Welcome.  Powering LED lights is usually no problem.   Adding appliances starts to get tricker and more expensive
http://tinyurl.com/LMR-Solar

Classic 200| 2Kw PV, 160Voc | Grundfos 10 SO5-9 with 3 wire Franklin Electric motor (1/2hp 240V 1ph )| Listeroid 6/1, st5 gen head | XW6048 inverter/chgr | midnight ePanel & 4 SPDs | 48V, 800A NiFe battery bank | MS-TS-MPPT60 w/3Kw PV

MrDjango

Greetings all! I've been lurking here as a guest for a few weeks. I'm interested in building/designing a solar power system for a  small hunting cabin.
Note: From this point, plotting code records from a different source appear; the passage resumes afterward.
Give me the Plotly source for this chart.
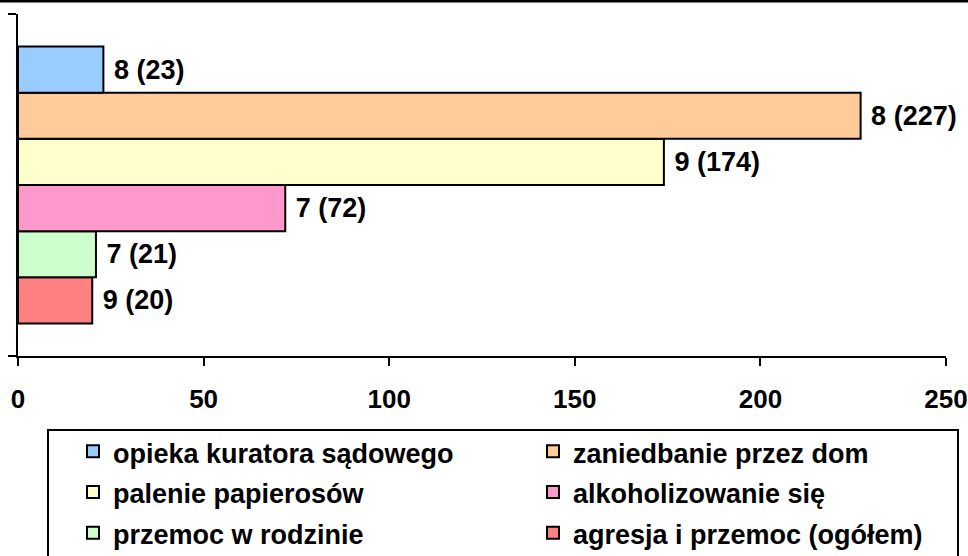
import plotly.graph_objects as go

# Data (top to bottom as displayed)
categories = ["opieka kuratora sądowego", "zaniedbanie przez dom", "palenie papierosów",
              "alkoholizowanie się", "przemoc w rodzinie", "agresja i przemoc (ogółem)"]
values = [23, 227, 174, 72, 21, 20]
counts = [8, 8, 9, 7, 7, 9]
colors = ["#99CCFF", "#FFCC99", "#FFFFCC", "#FF99CC", "#CCFFCC", "#FF8080"]
x_ticks = [0, 50, 100, 150, 200, 250]

W, H = 968, 556
L, R, T, B = 18, 22, 14, 200
PW, PH = W - L - R, H - T - B

def px_x(p):
    return (p - L) / PW

def px_y(p):
    return (H - B - p) / PH

FONT = "Liberation Sans, Arial, sans-serif"

fig = go.Figure()
# plotly draws the first trace at the bottom, so add in reverse order
for name, v, n, c in reversed(list(zip(categories, values, counts, colors))):
    fig.add_trace(go.Bar(
        y=[0], x=[v], orientation="h",
        name=f"<span style='font-size:27px'>{name}</span>",
        marker=dict(color=c, line=dict(color="black", width=2)),
        text=[f" {n} ({v})"], textposition="outside", constraintext="none",
        textfont=dict(family=FONT, size=27, color="black", weight="bold"),
        cliponaxis=False, hoverinfo="skip",
    ))

fig.update_layout(
    width=W, height=H,
    margin=dict(l=L, r=R, t=T, b=B, autoexpand=False),
    paper_bgcolor="white", plot_bgcolor="white",
    barmode="group", bargap=0.19, bargroupgap=0,
    font=dict(family=FONT, size=26, color="black", weight="bold"),
    xaxis=dict(range=[0, 250], tickvals=x_ticks, ticks="outside", ticklen=8, tickwidth=2,
               tickcolor="black", showline=True, linewidth=2, linecolor="black",
               showgrid=False, zeroline=False, ticklabelstandoff=11, automargin=False,
               tickfont=dict(family=FONT, size=26, color="black", weight="bold")),
    yaxis=dict(range=[-0.5, 0.5], tickvals=[-0.5, 0.5], ticks="outside", ticklen=8,
               tickwidth=2, tickcolor="black", showline=True, linewidth=2, linecolor="black",
               showticklabels=False, showgrid=False, zeroline=False, automargin=False),
    showlegend=True,
    legend=dict(orientation="h", traceorder="reversed", x=px_x(73), xanchor="left",
                y=px_y(426), yanchor="top", entrywidth=415, entrywidthmode="pixels",
                bgcolor="rgba(0,0,0,0)", borderwidth=0,
                font=dict(family=FONT, size=29, color="black", weight="bold")),
    shapes=[
        dict(type="line", xref="paper", yref="paper", x0=px_x(0), x1=px_x(W),
             y0=px_y(1), y1=px_y(1), line=dict(color="black", width=3)),
        dict(type="rect", xref="paper", yref="paper", x0=px_x(48), x1=px_x(958),
             y0=px_y(430), y1=px_y(600), line=dict(color="black", width=2),
             fillcolor="rgba(0,0,0,0)"),
    ],
)

fig.write_html("out.html", config={"displayModeBar": False},
               post_script="document.body.style.margin='0';")
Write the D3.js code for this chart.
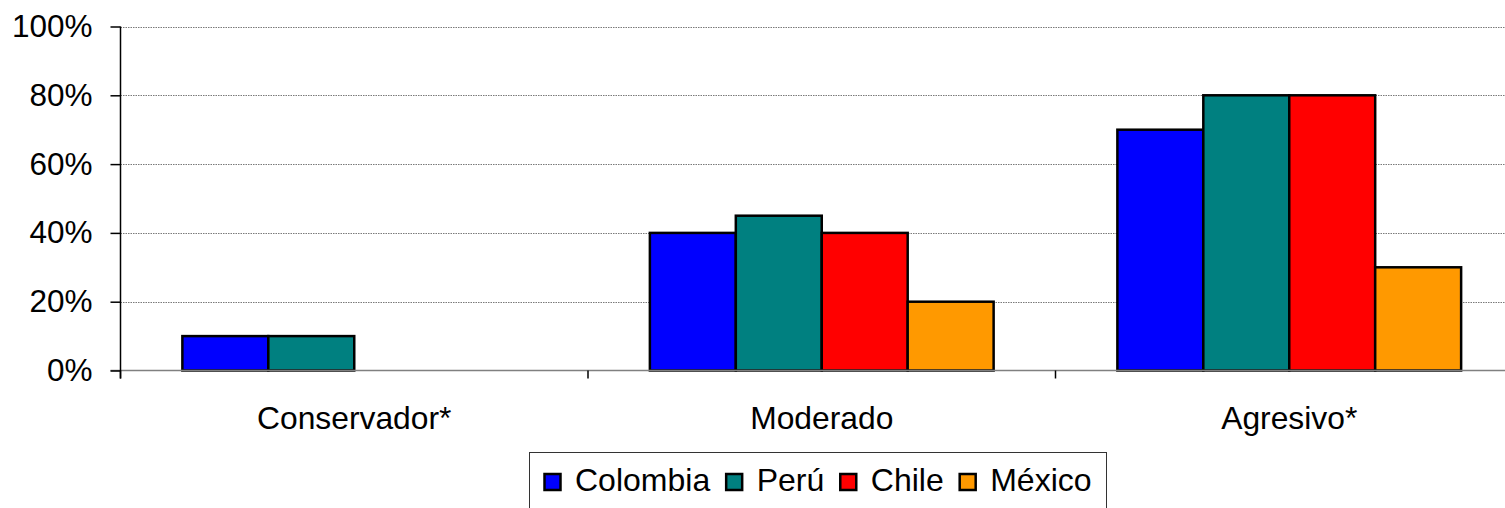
<!DOCTYPE html>
<html>
<head>
<meta charset="utf-8">
<script src="https://cdn.jsdelivr.net/npm/d3@7/dist/d3.min.js"></script>
<style>
  html, body { margin: 0; padding: 0; background: #fff; }
  svg { display: block; font-family: "Liberation Sans", Arial, sans-serif; }
</style>
</head>
<body>
<svg id="chart" width="1505" height="508"></svg>
<script>
// Categories and series values (share of each profile, 0..1)
const categories = ["Conservador*", "Moderado", "Agresivo*"];
const seriesNames = ["Colombia", "Perú", "Chile", "México"];
const colombia = [0.10, 0.40, 0.70];
const peru     = [0.10, 0.45, 0.80];
const chile    = [null, 0.40, 0.80];
const mexico   = [null, 0.20, 0.30];
const seriesColors = ["#0000FF", "#008080", "#FF0000", "#FF9900"];
const yTicks = [0, 0.2, 0.4, 0.6, 0.8, 1.0];

const seriesValues = [colombia, peru, chile, mexico];

const svg = d3.select("#chart");
const plot = { left: 120.5, top: 26.5, bottom: 370.5, band: 467.5 };

const x0 = d3.scaleBand()
  .domain(categories)
  .range([plot.left, plot.left + plot.band * categories.length])
  .paddingInner(0).paddingOuter(0);

const x1 = d3.scaleBand()
  .domain(seriesNames)
  .range([0, x0.bandwidth()])
  .paddingInner(0).paddingOuter(0.72);

const y = d3.scaleLinear().domain([0, 1]).range([plot.bottom, plot.top]);

// Horizontal gridlines (dotted)
svg.append("g")
  .selectAll("line")
  .data(yTicks.filter(d => d > 0))
  .join("line")
  .attr("x1", plot.left).attr("x2", 1505)
  .attr("y1", d => Math.round(y(d)) + 0.5).attr("y2", d => Math.round(y(d)) + 0.5)
  .attr("stroke", "#7a7a7a").attr("stroke-width", 1)
  .attr("stroke-dasharray", "1.5,1");

// Bars
const groups = svg.append("g")
  .selectAll("g")
  .data(categories)
  .join("g")
  .attr("transform", d => `translate(${x0(d)},0)`);

groups.selectAll("rect")
  .data((c, ci) => seriesNames.map((s, si) => ({ s, si, v: seriesValues[si][ci] })).filter(d => d.v != null))
  .join("rect")
  .attr("x", d => x1(d.s))
  .attr("width", x1.bandwidth())
  .attr("y", d => y(d.v))
  .attr("height", d => y(0) - y(d.v))
  .attr("fill", d => seriesColors[d.si])
  .attr("stroke", "#000").attr("stroke-width", 2.5);

// Baseline (0%)
svg.append("line")
  .attr("x1", plot.left - 10).attr("x2", 1505)
  .attr("y1", plot.bottom).attr("y2", plot.bottom)
  .attr("stroke", "#808080").attr("stroke-width", 1.5);

// Y axis
const yAxis = d3.axisLeft(y)
  .tickValues(yTicks)
  .tickFormat(d3.format(".0%"))
  .tickSize(10)
  .tickPadding(18);

const gy = svg.append("g")
  .attr("transform", `translate(${plot.left},0)`)
  .call(yAxis);
gy.select(".domain").attr("d", `M0,${plot.top}V${plot.bottom + 8}`).attr("stroke", "#000").attr("stroke-width", 1.5);
gy.selectAll(".tick line").attr("stroke", "#000").attr("stroke-width", 1.5);
gy.selectAll(".tick text")
  .attr("font-size", 31.5).attr("fill", "#000")
  .attr("font-family", "Liberation Sans, Arial, sans-serif");

// Category separators below the axis
const boundaries = d3.range(categories.length + 1).map(i => plot.left + i * x0.step());
svg.append("g")
  .selectAll("line")
  .data(boundaries)
  .join("line")
  .attr("x1", d => d).attr("x2", d => d)
  .attr("y1", plot.bottom).attr("y2", plot.bottom + 8)
  .attr("stroke", "#000").attr("stroke-width", 1.5);

// Category labels
svg.append("g")
  .selectAll("text")
  .data(categories)
  .join("text")
  .attr("x", d => x0(d) + x0.bandwidth() / 2)
  .attr("y", 429)
  .attr("text-anchor", "middle")
  .attr("font-size", 31.8)
  .text(d => d);

// Legend
const legend = svg.append("g");
legend.append("rect")
  .attr("x", 529.5).attr("y", 452.5)
  .attr("width", 577).attr("height", 80)
  .attr("fill", "#fff").attr("stroke", "#333").attr("stroke-width", 1);

let lx = 543.5;
seriesNames.forEach((name, i) => {
  legend.append("rect")
    .attr("x", lx + 1).attr("y", 474)
    .attr("width", 16).attr("height", 16)
    .attr("fill", seriesColors[i])
    .attr("stroke", "#000").attr("stroke-width", 2.5);
  const t = legend.append("text")
    .attr("x", lx + 31.5).attr("y", 491)
    .attr("font-size", 32)
    .text(name);
  lx = lx + 31.5 + t.node().getComputedTextLength() + 15;
});
</script>
</body>
</html>
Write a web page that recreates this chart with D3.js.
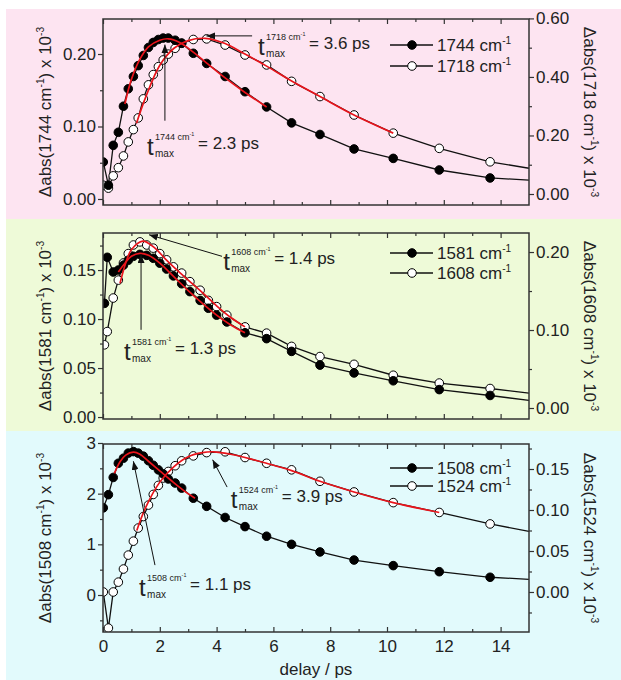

Something that will handle about 1800WHs for 2 to 3 days of usage a dozen times of year.
I'm seriously considering a Midnite Classic 150 MPPT.
I recently have been given most of the major components for a 12 volt system (less the CC and solar panels). The components I was given will work in my application but are probably much better suited for an RV or a boat (the 2 inverters are Xantrex SW3012).
I've been trying to sell the the Xantrex 12v inverters so I can move to a 24v or a 48v system. At this point I've not had success.
So, a 12volt system appears to be in my future.       

Westbranch

The best for you would be 24V but as you say you have some components  already.
I use on average 1500W per day , see system outline at bottom, main draw is the fridge, vacuum after that, rest lights a few hrs. TV and internet through the day... tested that and it is ! 1.4 A constantly .... would think you need  ~2000W of panels off the getgo... remember LOADS ALWAYS GROW!
Suggest you start another post so you can tell us more about the lay of the land, shade patterns etc.
KID FW1811 560W >C&D 24V 900Ah AGM
CL150 29032 FW V.2126-NW2097-GP2133 175A E-Panel WBjr, 3Px4s 140W > 24V 900Ah AGM,
2 Cisco WRT54GL i/c DD-WRT Rtr, NetGr DS104Hub
Cotek ST1500 Inv  want a 24V  ROSIE Inverter
OmniCharge3024  Eu1/2/3000iGens
West Chilcotin 1680+W to come

DavidH

Hi,

New member. My name is David and I'm currently living in Puerto Rico. Owner of a MidNite Classic 200 and setting up a small solar power backup system.

Doug

Hi David,

Welcome to the forum.
Lots of good info and helpful members here.

Doug

RicardoL

Hi All. Nice to be a part this community!